What you should do: Produce an exact copy of all the data below, dropping every image.
========================================================================
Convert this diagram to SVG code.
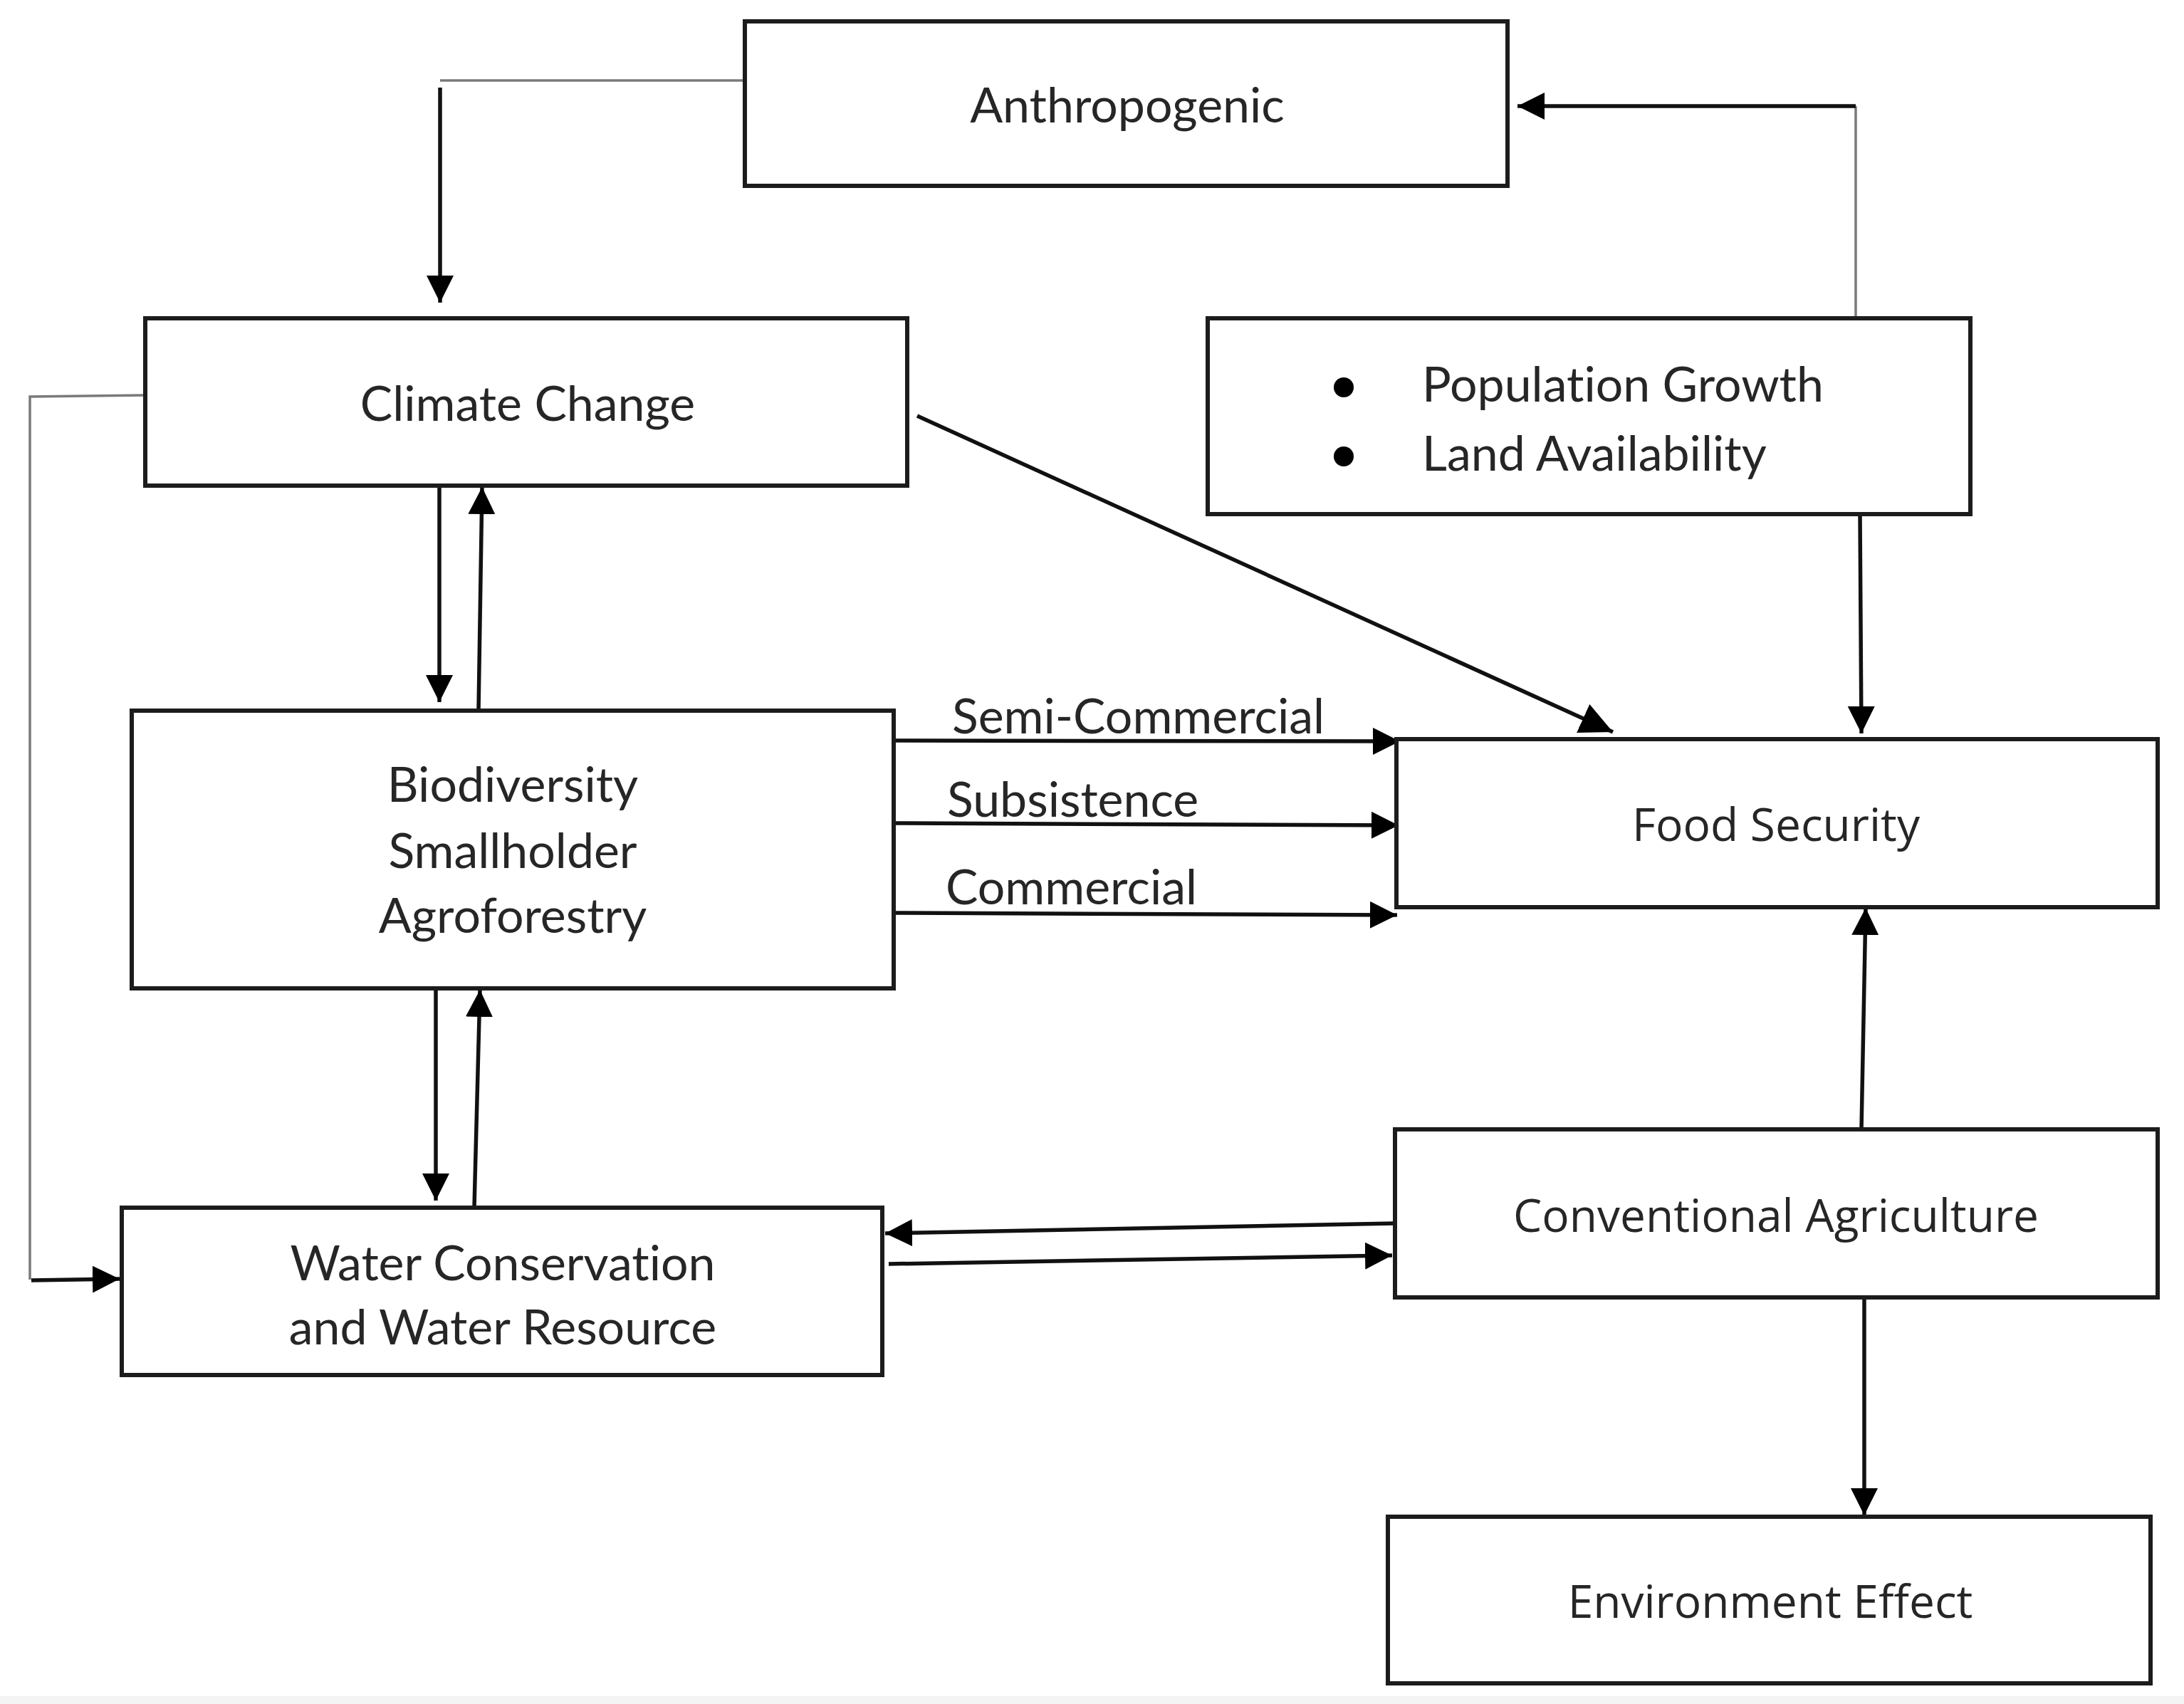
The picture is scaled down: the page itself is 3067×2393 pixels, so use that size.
<svg xmlns="http://www.w3.org/2000/svg" width="3067" height="2393" viewBox="0 0 3067 2393">
<style>
.box{fill:#ffffff;stroke:#1c1c1c;stroke-width:6}
.t1{font-family:Lato,"Liberation Sans",sans-serif;font-size:68px;fill:#262626;text-anchor:middle;font-variant-ligatures:none}
.t1s{font-family:Lato,"Liberation Sans",sans-serif;font-size:68px;fill:#262626;font-variant-ligatures:none}
.t2{font-family:"Open Sans","Noto Sans",sans-serif;font-size:64px;fill:#262626;text-anchor:middle}
.ln{fill:none;stroke:#111111;stroke-width:5.5}
.gl{fill:none;stroke:#7a7a7a;stroke-width:3.5}
</style>
<defs>
<marker id="ah" markerUnits="userSpaceOnUse" markerWidth="40" markerHeight="40" refX="38" refY="19" orient="auto">
<path d="M0,0 L38,19 L0,38 z" fill="#000000"/>
</marker>
<marker id="ahL" markerUnits="userSpaceOnUse" markerWidth="50" markerHeight="50" refX="46" refY="22" orient="auto">
<path d="M0,0 L46,22 L0,44 z" fill="#000000"/>
</marker>
</defs>
<rect x="0" y="0" width="3067" height="2393" fill="#ffffff"/>
<rect x="0" y="2382" width="3067" height="11" fill="#f3f3f3"/>

<g id="connectors">
<!-- Anthropogenic -> Climate Change -->
<path class="gl" d="M1046,113 L618,113"/>
<path class="ln" d="M618,123 L618,425" marker-end="url(#ah)"/>
<!-- Population -> Anthropogenic -->
<path class="gl" d="M2606,447 L2606,149"/>
<path class="ln" d="M2606,149 L2131,149" marker-end="url(#ah)"/>
<!-- Climate Change -> Water (left loop) -->
<path class="gl" d="M204,555 L42,557 L42,1797"/>
<path class="ln" d="M44,1798 L168,1796" marker-end="url(#ah)"/>
<!-- Climate Change <-> Biodiversity -->
<path class="ln" d="M617,682 L617,986" marker-end="url(#ah)"/>
<path class="ln" d="M672,998 L677,684" marker-end="url(#ah)"/>
<!-- Climate Change -> Food Security diagonal -->
<path class="ln" d="M1288,584 L2265,1028" marker-end="url(#ahL)"/>
<!-- Population -> Food Security -->
<path class="ln" d="M2612,722 L2614,1030" marker-end="url(#ah)"/>
<!-- Biodiversity -> Food Security -->
<path class="ln" d="M1255,1040 L1966,1041" marker-end="url(#ah)"/>
<path class="ln" d="M1255,1156 L1964,1159" marker-end="url(#ah)"/>
<path class="ln" d="M1255,1282 L1962,1285" marker-end="url(#ah)"/>
<!-- Biodiversity <-> Water -->
<path class="ln" d="M612,1388 L612,1686" marker-end="url(#ah)"/>
<path class="ln" d="M666,1696 L674,1390" marker-end="url(#ah)"/>
<!-- Conventional Agriculture <-> Water -->
<path class="ln" d="M1959,1718 L1243,1732" marker-end="url(#ah)"/>
<path class="ln" d="M1248,1775 L1955,1763" marker-end="url(#ah)"/>
<!-- Conventional Agriculture -> Food Security -->
<path class="ln" d="M2614,1586 L2620,1275" marker-end="url(#ah)"/>
<!-- Conventional Agriculture -> Environment Effect -->
<path class="ln" d="M2618,1822 L2618,2128" marker-end="url(#ah)"/>
<!-- labels -->
<text class="t1s" x="1337" y="1030">Semi-Commercial</text>
<text class="t1s" x="1330" y="1147">Subsistence</text>
<text class="t1s" x="1328" y="1270">Commercial</text>
</g>

<g id="anthropogenic">
<rect class="box" x="1046" y="30" width="1071" height="231"/>
<text class="t1" x="1583" y="172">Anthropogenic</text>
</g>

<g id="climate-change">
<rect class="box" x="204" y="447" width="1070" height="235"/>
<text class="t1" x="741" y="591">Climate Change</text>
</g>

<g id="population">
<rect class="box" x="1696" y="447" width="1071" height="275"/>
<circle cx="1887" cy="544" r="14" fill="#000000"/>
<circle cx="1887" cy="641" r="14" fill="#000000"/>
<text class="t1s" x="1997" y="564">Population Growth</text>
<text class="t1s" x="1997" y="661">Land Availability</text>
</g>

<g id="biodiversity">
<rect class="box" x="185" y="998" width="1070" height="390"/>
<text class="t1" x="720" y="1126">Biodiversity</text>
<text class="t1" x="720" y="1219">Smallholder</text>
<text class="t1" x="720" y="1310">Agroforestry</text>
</g>

<g id="food-security">
<rect class="box" x="1961" y="1038" width="1069" height="236"/>
<text class="t2" x="2494" y="1181">Food Security</text>
</g>

<g id="water">
<rect class="box" x="171" y="1696" width="1068" height="235"/>
<text class="t1" x="706" y="1798">Water Conservation</text>
<text class="t1" x="706" y="1888">and Water Resource</text>
</g>

<g id="conventional-agriculture">
<rect class="box" x="1959" y="1586" width="1071" height="236"/>
<text class="t2" x="2494" y="1730">Conventional Agriculture</text>
</g>

<g id="environment-effect">
<rect class="box" x="1949" y="2130" width="1071" height="234"/>
<text class="t2" x="2486" y="2272">Environment Effect</text>
</g>
</svg>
========================================================================
Solution for this problem:
Convert this diagram to SVG code.
The picture is scaled down: the page itself is 3067×2393 pixels, so use that size.
<svg xmlns="http://www.w3.org/2000/svg" width="3067" height="2393" viewBox="0 0 3067 2393">
<style>
.box{fill:#ffffff;stroke:#1c1c1c;stroke-width:6}
.t1{font-family:Lato,"Liberation Sans",sans-serif;font-size:68px;fill:#262626;text-anchor:middle;font-variant-ligatures:none}
.t1s{font-family:Lato,"Liberation Sans",sans-serif;font-size:68px;fill:#262626;font-variant-ligatures:none}
.t2{font-family:"Open Sans","Noto Sans",sans-serif;font-size:64px;fill:#262626;text-anchor:middle}
.ln{fill:none;stroke:#111111;stroke-width:5.5}
.gl{fill:none;stroke:#7a7a7a;stroke-width:3.5}
</style>
<defs>
<marker id="ah" markerUnits="userSpaceOnUse" markerWidth="40" markerHeight="40" refX="38" refY="19" orient="auto">
<path d="M0,0 L38,19 L0,38 z" fill="#000000"/>
</marker>
<marker id="ahL" markerUnits="userSpaceOnUse" markerWidth="50" markerHeight="50" refX="46" refY="22" orient="auto">
<path d="M0,0 L46,22 L0,44 z" fill="#000000"/>
</marker>
</defs>
<rect x="0" y="0" width="3067" height="2393" fill="#ffffff"/>
<rect x="0" y="2382" width="3067" height="11" fill="#f3f3f3"/>

<g id="connectors">
<!-- Anthropogenic -> Climate Change -->
<path class="gl" d="M1046,113 L618,113"/>
<path class="ln" d="M618,123 L618,425" marker-end="url(#ah)"/>
<!-- Population -> Anthropogenic -->
<path class="gl" d="M2606,447 L2606,149"/>
<path class="ln" d="M2606,149 L2131,149" marker-end="url(#ah)"/>
<!-- Climate Change -> Water (left loop) -->
<path class="gl" d="M204,555 L42,557 L42,1797"/>
<path class="ln" d="M44,1798 L168,1796" marker-end="url(#ah)"/>
<!-- Climate Change <-> Biodiversity -->
<path class="ln" d="M617,682 L617,986" marker-end="url(#ah)"/>
<path class="ln" d="M672,998 L677,684" marker-end="url(#ah)"/>
<!-- Climate Change -> Food Security diagonal -->
<path class="ln" d="M1288,584 L2265,1028" marker-end="url(#ahL)"/>
<!-- Population -> Food Security -->
<path class="ln" d="M2612,722 L2614,1030" marker-end="url(#ah)"/>
<!-- Biodiversity -> Food Security -->
<path class="ln" d="M1255,1040 L1966,1041" marker-end="url(#ah)"/>
<path class="ln" d="M1255,1156 L1964,1159" marker-end="url(#ah)"/>
<path class="ln" d="M1255,1282 L1962,1285" marker-end="url(#ah)"/>
<!-- Biodiversity <-> Water -->
<path class="ln" d="M612,1388 L612,1686" marker-end="url(#ah)"/>
<path class="ln" d="M666,1696 L674,1390" marker-end="url(#ah)"/>
<!-- Conventional Agriculture <-> Water -->
<path class="ln" d="M1959,1718 L1243,1732" marker-end="url(#ah)"/>
<path class="ln" d="M1248,1775 L1955,1763" marker-end="url(#ah)"/>
<!-- Conventional Agriculture -> Food Security -->
<path class="ln" d="M2614,1586 L2620,1275" marker-end="url(#ah)"/>
<!-- Conventional Agriculture -> Environment Effect -->
<path class="ln" d="M2618,1822 L2618,2128" marker-end="url(#ah)"/>
<!-- labels -->
<text class="t1s" x="1337" y="1030">Semi-Commercial</text>
<text class="t1s" x="1330" y="1147">Subsistence</text>
<text class="t1s" x="1328" y="1270">Commercial</text>
</g>

<g id="anthropogenic">
<rect class="box" x="1046" y="30" width="1071" height="231"/>
<text class="t1" x="1583" y="172">Anthropogenic</text>
</g>

<g id="climate-change">
<rect class="box" x="204" y="447" width="1070" height="235"/>
<text class="t1" x="741" y="591">Climate Change</text>
</g>

<g id="population">
<rect class="box" x="1696" y="447" width="1071" height="275"/>
<circle cx="1887" cy="544" r="14" fill="#000000"/>
<circle cx="1887" cy="641" r="14" fill="#000000"/>
<text class="t1s" x="1997" y="564">Population Growth</text>
<text class="t1s" x="1997" y="661">Land Availability</text>
</g>

<g id="biodiversity">
<rect class="box" x="185" y="998" width="1070" height="390"/>
<text class="t1" x="720" y="1126">Biodiversity</text>
<text class="t1" x="720" y="1219">Smallholder</text>
<text class="t1" x="720" y="1310">Agroforestry</text>
</g>

<g id="food-security">
<rect class="box" x="1961" y="1038" width="1069" height="236"/>
<text class="t2" x="2494" y="1181">Food Security</text>
</g>

<g id="water">
<rect class="box" x="171" y="1696" width="1068" height="235"/>
<text class="t1" x="706" y="1798">Water Conservation</text>
<text class="t1" x="706" y="1888">and Water Resource</text>
</g>

<g id="conventional-agriculture">
<rect class="box" x="1959" y="1586" width="1071" height="236"/>
<text class="t2" x="2494" y="1730">Conventional Agriculture</text>
</g>

<g id="environment-effect">
<rect class="box" x="1949" y="2130" width="1071" height="234"/>
<text class="t2" x="2486" y="2272">Environment Effect</text>
</g>
</svg>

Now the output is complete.